For many years travel was a way to escape myself and a life I hated. Some years I found a way to take a week-long vacation every 3 months. It was brilliant. I always had something to look forward to. Even sitting in front of the computer for hours daydreaming and researching for a trip was enough to give me the escape I longed for. It was the one thing that kept me going. But as excited as I always was to go away, I was equally as depressed at the end of a trip. The knowledge that I had to face my “shitty” life again made me feel worse than if I had never left at all. Even now that I am happy and love my life, I still get sad to finish a vacation. So imagine how awful it was to have to face the reality of going home to a life that made me miserable. At least now I’m not vacationing to escape, but rather to experience and receive. I coped with my unhappiness by always having a travel plan in the works.

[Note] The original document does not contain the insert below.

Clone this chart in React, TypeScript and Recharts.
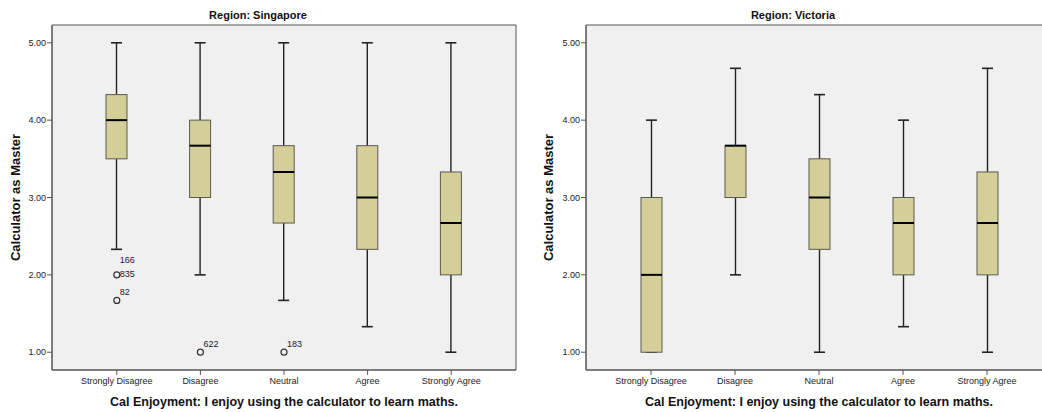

If I knew I had something wonderful to anticipate in 3 short months, coming home stung a little less.
Since I became so adept at using travel to get a break from my work, it’s only fitting that I repeated old habits by doing that very thing while writing about my career. Luckily coming back from a vacation to write about work is much less painful than to actually live through it.
I had decided I wanted to move on from dentistry, so the next move was to actually do the work to make it happen.
But what truly interested me? What did I love? What would keep me excited? I didn’t want to jump into something else that would still suck. I went through too much schooling to go back to school for something that wasn’t a sure thing, and I wasn’t willing to leave the perks of dentistry for just anything (yes, there are some perks.) I started exploring to see if I could make some of my interests into careers. I had a sort of reactionary response to the things that bothered me about dentistry and wanted to find something that was light-hearted, and maybe didn’t have anything to do with having my face 6 inches away from someone else’s.
I needed a break from all of that.
At the same time I had decided to go on a gluten-free diet because of a gluten sensitivity. I actually found that with this restriction, I chose to expand the way I looked at food. Instead of resenting my new limitations, I embraced them. I began to love cooking and experimenting with a new way of eating. I felt good about nourishing my body with healthy food, and found a new appreciation (some might say obsession) for it. In the book Finding Your Own North Star, the author says that you easily remember things you love, and you forget things you don’t. I’m the weirdo who will eat in a restaurant I haven’t been to in 3 years, remember what I (and everyone with me) ate, and then turn to my husband and confidently say, “I think this was saltier the last time we were here.”
It was safe to say I liked eating and food, but how the hell do you make a career out of that?
The gluten-free market was just starting to grow, and it hadn’t quite exploded yet, so I started exploring that arena. Because of my husband’s love of all things beer, we were well aware that there weren’t any good gluten-free beers. We had brewed beer at home for a few years, so I dabbled in that. Brewing beer is fun. It’s similar to cooking. I enjoyed making it, and my husband enjoyed drinking it. For many reasons, though, it was the wrong match for me and was very slowly going nowhere.
I even tried the gluten-free cookie thing when an acquaintance in a similar situation was dabbling in that. We tried to team up to see if we could make that happen. It wasn’t right either. In fact, that was worse. It was so out of sync with my values that it took me only one afternoon to figure that out. I care about healthy eating, not unhealthy eating. And while cookies are delicious and can bring a smile to your face, they’re just not healthy for your body (or your teeth.) Plus, in a day of experimental baking, I felt it was my duty to try the dough raw, try the cookies half-cooked, try them piping hot out of the oven, try them when warm, try them when lukewarm, try them when they have cooled down, and then again when they’ve been cool for 20, 30, and 60 minutes. This was not good. I had no control.
This whole process lasted at least 6 months. Here I was, still stuck, having seemingly made no progress. At the time any headway appeared insignificant, but looking back I see that these steps were all part of the process; the steps that helped get me to where I am today. I learned that I’m not good at certain things. I learned that what I choose to do has to fit into my values. And, most importantly, I learned that for me the secret to finding a career was all in the approach:
The key wasn’t about running away, but it was about finding something I was excited to run to.